Richard Kato demonstrates how the system is installed in the motorbikes.
Theft of motorbikes is one of the notorious crimes in Uganda as reported by the Uganda police.
Kato Richard, a telecommunications engineering graduate from
Makerere University offered to help motorbike owners track down their motorcycles once they have been stolen.
“One of the most attractive items to thieves in Uganda is the motorbikes. Two years ago, I carried out a market survey, we spoke to motorbike people and we came up with a solution to track their stolen bikes,” he says.
Kato developed a solution, where a tiny Global Positioning System (GPS) tracker is installed on a bike. This tracker is then synched with mobile and web-based applications. So if you are motorbike owner, you can see in real time, where your stolen motorbike is at one particular time by clicking on an app on your mobile phone.
For clients who do not have access to the internet, the solution provides for the use of the SMS.
After designing the system, Kato entered a deal with a Hong Kong based company to supply him the small trackers that he uses today at his startup company called JERM Technologies.
“There are some general purpose trackers on the market, but what I went for was a more customized one.
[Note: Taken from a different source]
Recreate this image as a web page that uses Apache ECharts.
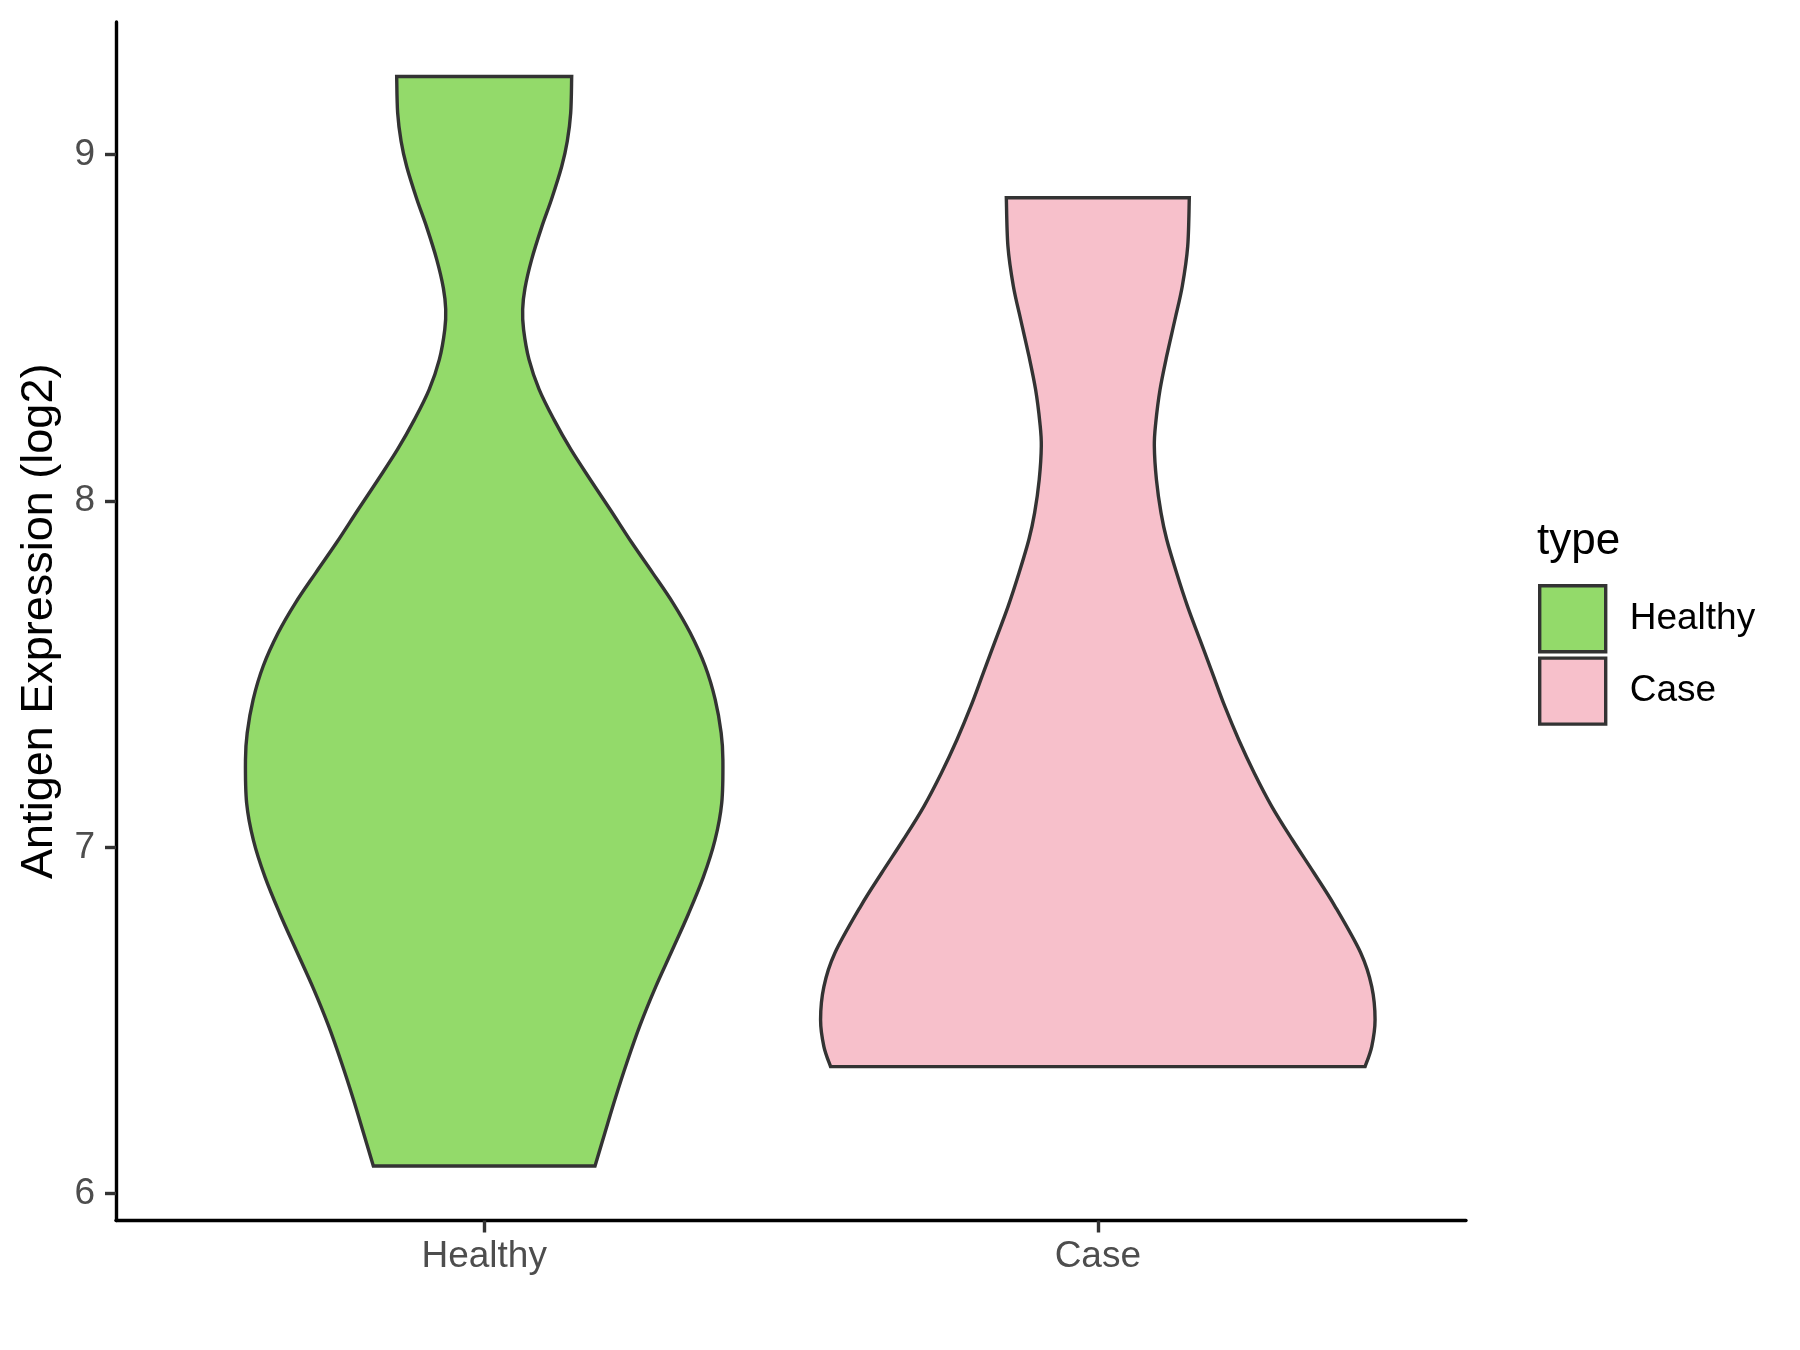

One with a longer battery; one that is small enough to be hidden in a bike,” explains Kato, who is also currently pursuing a master in power systems engineering degree at Makerere University.
How the solution works
The position of the GPS tracker on the bike is so random to make it difficult for a thief to disable the device.
“The chip uses the Google maps coordinates and returns them to our server, and then we relay that to the client’s device,” explains Kato.
“Every bike has a key assigned to the starter and the moment another person tries to unlock the bike, the system will notify you.”
The system also comes in handy if you want to track the movements of your bike. This tool, Kato says is popular with owners who give other people to ride their bikes.
“You may tell your driver that your motor bike should only operate within Kampala city to ferry passengers and the moment he goes beyond the boundaries of Kampala according to Google Maps, you are immediately notified,” explains Kato.
Already 50 motorbike owners are on board, and Kato says they are only getting started.
“One of our clients lent out his motorbike in Kampala, unfortunately, the person who borrowed the bike turned off his phone and he parked the motorbike for over a month. When the battery went off, the tracker also went off, but as soon as he turned on the bike, the system got back on, and we tracked him down.
Kato who turns 28 in October, says since his start-up is small, he is heavily counting on referrals from motorbike owners who are already hooked onto the service.
Installation fee, inclusive of the device is Sh200,000 and one has to part with sh20,000 every month, which Kato says is used to maintain the network servers.
Kato is using the same idea to develop tracking systems for vehicles, and even for boats on Lake Victoria to curb illegal fishing among others.
Source: New Vision newspapers, Uganda and NTV Uganda
What other solutions would you suggest to curb down motorbike or motor vehicle thefts in your countries?